Engineers and designers at OEMs are often tasked with creating startlingly complex parts while keeping costs and time to market down to a minimum.
For fabricating simple product geometries, photo etching is certainly a smart choice, but the difference between it and other methods may not be as pronounced. However, as these designs become more complex, photo etching's unique advantages offer substantial benefits in cost and precision.
Why does photo etching lend itself so well to complex applications?
Photo etching has proven to be superior to other methods both conventional and nonconventional when it comes to producing complicated products with a high degree of precision.
In photo etching, the part is machined all at once because the process etches through all unmasked areas of the plate simultaneously. Other methods like CNC punching, laser cutting and wire EDMs work on a small, localized area of the part at one time. These methods take more time than photo etching, are highly vulnerable to undesirable effects like tool wear, uneven locational tolerances and thermal and/or mechanical distortions that lead to deficiencies in the final product.
OEMs take notice of photo etching's capabilities
Dr.

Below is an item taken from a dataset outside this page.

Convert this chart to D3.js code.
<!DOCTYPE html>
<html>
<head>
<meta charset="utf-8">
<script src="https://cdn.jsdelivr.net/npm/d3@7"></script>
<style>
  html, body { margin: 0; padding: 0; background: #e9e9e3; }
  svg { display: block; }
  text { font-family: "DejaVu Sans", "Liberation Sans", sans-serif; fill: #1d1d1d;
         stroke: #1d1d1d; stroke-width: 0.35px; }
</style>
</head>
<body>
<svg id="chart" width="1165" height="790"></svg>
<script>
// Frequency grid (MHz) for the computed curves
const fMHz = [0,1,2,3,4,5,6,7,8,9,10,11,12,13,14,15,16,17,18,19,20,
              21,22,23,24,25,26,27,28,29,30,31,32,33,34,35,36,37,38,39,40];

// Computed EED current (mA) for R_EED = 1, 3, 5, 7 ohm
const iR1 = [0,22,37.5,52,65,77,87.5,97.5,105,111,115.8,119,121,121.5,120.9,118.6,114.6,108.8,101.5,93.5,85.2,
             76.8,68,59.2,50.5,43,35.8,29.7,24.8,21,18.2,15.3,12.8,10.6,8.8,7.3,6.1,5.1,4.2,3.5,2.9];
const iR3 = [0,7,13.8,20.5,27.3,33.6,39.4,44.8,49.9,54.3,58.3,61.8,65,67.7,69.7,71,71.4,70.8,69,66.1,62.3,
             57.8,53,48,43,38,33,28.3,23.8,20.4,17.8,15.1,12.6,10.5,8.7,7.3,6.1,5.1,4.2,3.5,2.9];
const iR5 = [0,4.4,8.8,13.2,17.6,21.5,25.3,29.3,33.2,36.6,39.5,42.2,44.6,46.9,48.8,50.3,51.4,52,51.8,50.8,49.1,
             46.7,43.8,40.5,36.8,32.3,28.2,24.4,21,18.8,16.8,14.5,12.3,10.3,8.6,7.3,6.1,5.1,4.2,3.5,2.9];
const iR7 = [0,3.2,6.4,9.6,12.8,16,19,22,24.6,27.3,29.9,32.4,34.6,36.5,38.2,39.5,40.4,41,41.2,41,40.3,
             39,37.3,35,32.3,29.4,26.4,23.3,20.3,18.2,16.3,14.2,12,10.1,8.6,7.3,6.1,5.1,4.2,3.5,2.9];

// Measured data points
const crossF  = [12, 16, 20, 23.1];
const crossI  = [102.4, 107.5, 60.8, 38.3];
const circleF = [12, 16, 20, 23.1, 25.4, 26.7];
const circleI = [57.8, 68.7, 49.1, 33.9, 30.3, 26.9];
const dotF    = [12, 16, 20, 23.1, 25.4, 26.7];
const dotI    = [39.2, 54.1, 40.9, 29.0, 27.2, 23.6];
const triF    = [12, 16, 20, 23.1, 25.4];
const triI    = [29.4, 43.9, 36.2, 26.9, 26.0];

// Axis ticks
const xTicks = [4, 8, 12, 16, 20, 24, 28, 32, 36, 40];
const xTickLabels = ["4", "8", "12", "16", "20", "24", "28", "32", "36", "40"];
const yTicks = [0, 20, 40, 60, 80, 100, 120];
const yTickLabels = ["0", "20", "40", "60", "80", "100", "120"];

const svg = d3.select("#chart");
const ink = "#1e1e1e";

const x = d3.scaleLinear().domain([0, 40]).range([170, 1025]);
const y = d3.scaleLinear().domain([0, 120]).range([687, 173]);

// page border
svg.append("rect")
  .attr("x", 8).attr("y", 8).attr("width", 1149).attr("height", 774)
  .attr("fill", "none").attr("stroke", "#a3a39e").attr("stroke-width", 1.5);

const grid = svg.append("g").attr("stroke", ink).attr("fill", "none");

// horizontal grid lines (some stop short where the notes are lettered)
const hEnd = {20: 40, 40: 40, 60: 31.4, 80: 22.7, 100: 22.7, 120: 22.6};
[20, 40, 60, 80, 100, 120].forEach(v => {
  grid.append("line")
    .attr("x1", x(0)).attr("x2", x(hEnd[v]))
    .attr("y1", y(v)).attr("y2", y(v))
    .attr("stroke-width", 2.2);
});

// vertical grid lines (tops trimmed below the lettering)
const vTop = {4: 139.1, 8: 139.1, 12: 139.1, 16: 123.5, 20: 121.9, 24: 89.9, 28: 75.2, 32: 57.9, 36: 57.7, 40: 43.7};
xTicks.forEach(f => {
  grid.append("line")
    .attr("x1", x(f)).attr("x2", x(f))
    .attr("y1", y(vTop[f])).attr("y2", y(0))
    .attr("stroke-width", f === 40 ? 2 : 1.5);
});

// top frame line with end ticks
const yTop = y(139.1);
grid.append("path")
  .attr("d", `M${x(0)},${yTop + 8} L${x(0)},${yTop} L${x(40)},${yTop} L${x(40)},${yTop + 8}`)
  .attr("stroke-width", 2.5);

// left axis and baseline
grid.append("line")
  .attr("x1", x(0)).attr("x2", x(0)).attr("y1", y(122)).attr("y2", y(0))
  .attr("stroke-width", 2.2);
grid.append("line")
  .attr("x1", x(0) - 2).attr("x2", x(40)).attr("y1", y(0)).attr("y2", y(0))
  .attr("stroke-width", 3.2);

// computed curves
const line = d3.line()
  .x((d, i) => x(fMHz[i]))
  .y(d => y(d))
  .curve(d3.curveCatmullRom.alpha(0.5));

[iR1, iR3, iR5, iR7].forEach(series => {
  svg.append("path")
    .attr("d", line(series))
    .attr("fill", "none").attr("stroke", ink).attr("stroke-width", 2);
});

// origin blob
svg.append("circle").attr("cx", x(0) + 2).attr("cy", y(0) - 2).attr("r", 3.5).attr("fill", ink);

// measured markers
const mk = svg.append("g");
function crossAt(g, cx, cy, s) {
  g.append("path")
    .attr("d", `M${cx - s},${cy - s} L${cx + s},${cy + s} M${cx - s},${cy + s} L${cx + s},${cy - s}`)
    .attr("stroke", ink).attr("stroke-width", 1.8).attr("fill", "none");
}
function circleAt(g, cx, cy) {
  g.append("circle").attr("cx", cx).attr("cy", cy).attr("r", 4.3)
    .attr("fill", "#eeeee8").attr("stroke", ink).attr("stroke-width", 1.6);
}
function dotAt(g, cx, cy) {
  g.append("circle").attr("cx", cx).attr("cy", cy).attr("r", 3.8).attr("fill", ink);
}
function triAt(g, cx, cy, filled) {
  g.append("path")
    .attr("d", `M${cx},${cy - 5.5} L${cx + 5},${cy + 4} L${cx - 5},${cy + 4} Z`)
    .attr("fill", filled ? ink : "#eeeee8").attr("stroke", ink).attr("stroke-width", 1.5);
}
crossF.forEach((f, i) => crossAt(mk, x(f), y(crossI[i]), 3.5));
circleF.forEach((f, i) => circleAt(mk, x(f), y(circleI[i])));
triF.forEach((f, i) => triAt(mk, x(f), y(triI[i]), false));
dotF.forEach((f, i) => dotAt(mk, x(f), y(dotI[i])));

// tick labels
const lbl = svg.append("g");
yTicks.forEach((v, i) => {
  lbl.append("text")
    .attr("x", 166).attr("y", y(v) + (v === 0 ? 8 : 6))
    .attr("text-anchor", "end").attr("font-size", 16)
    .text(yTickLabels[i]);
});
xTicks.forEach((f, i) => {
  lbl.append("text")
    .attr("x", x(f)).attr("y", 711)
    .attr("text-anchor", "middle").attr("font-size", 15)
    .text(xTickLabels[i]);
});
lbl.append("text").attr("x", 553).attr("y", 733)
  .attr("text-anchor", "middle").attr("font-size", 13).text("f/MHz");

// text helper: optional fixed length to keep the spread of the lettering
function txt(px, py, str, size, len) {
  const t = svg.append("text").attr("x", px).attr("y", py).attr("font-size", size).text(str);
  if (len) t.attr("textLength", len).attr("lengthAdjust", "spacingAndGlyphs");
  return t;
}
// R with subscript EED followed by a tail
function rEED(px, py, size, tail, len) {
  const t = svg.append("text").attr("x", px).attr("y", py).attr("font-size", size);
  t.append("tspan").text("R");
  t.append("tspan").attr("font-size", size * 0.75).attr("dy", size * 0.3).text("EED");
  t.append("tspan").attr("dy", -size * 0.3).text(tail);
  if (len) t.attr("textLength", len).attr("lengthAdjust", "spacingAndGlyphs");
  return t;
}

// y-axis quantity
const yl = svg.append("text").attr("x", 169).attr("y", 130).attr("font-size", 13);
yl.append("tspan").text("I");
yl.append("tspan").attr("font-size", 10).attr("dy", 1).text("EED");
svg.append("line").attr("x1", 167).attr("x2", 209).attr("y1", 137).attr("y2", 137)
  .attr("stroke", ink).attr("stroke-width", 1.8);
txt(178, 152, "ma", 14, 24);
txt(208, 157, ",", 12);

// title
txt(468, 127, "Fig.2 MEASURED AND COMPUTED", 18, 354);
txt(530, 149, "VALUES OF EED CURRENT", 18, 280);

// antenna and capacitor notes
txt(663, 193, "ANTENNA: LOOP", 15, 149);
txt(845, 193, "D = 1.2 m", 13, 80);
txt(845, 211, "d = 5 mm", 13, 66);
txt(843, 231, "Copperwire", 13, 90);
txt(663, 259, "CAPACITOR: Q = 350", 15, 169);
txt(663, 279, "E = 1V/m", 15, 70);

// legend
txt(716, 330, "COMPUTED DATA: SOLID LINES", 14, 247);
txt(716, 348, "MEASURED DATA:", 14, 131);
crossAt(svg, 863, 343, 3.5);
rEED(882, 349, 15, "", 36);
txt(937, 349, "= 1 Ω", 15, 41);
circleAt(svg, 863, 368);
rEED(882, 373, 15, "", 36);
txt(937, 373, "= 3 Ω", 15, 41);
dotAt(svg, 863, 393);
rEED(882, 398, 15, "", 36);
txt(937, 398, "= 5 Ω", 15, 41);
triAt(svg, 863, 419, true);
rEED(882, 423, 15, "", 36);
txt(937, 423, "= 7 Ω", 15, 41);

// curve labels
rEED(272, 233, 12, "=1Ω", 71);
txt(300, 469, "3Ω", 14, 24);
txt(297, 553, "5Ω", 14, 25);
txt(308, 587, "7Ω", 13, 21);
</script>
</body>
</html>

David M. Allen, a professor of micro engineering at Cranfield University in England, wrote that photo etching has drawn the eyes of engineers and designers in the microelectronics, mechanical and electrical industries over the last half-century for its ability to provide quick response service for complex precision parts.
OEMs in these verticals have a high demand for thin gauge (< 2mm in thickness) precision component parts of varying complexity at as low a price point as possible. Allen found that some of the most common examples of this are integrated circuit leadframes, disk drive suspension head assemblies, sieves and meshes, washers, laminations and etched gaskets for use in mobile phones.
Leadframes - a point of comparison between fabrication methods
To test specific examples of photo etching's capacity to deal with complex geometries, the Photo Chemical Machining Institute (PCMI) asked a wide range of companies proficient in different production methods to quote them for parts of various intricacy. Based on the quotes obtained, it was apparent that photo etching was the superior fabrication method as part complexity increased.
One part for which the PCMI received a quote is a leadframe - a part commonly used in electrical circuits. The organization asked a variety of manufacturers to quote them for a 1 inch leadframe made of nickel iron with a thickness of .008" and a dimensional tolerance of +/- .001".
The only method that found it practical to even attempt to make leadframes was laser cutting. The quoted price for tooling and setup for the laser cutting of 100 parts was 270 percent of the price that photo etching could do for the same part. For bulk purchases, it turned out that the cost of manufacturing 5,000 leadframes was also 270 percent of the cost of etching the same size batch. Batches of 50,000 and above were found to be impractical for laser cutters.
Other fabrication methods like stamping, wire EDM and water jet cutting fared even worse. These companies couldn't even quote a price for leadframe manufacture - they all found it to be impractical even in small batches due to the complexity of the part.
Engineers and designers have many options for simple precision parts. But for the more complex products, the capabilities of photo etching can keep production times and costs low.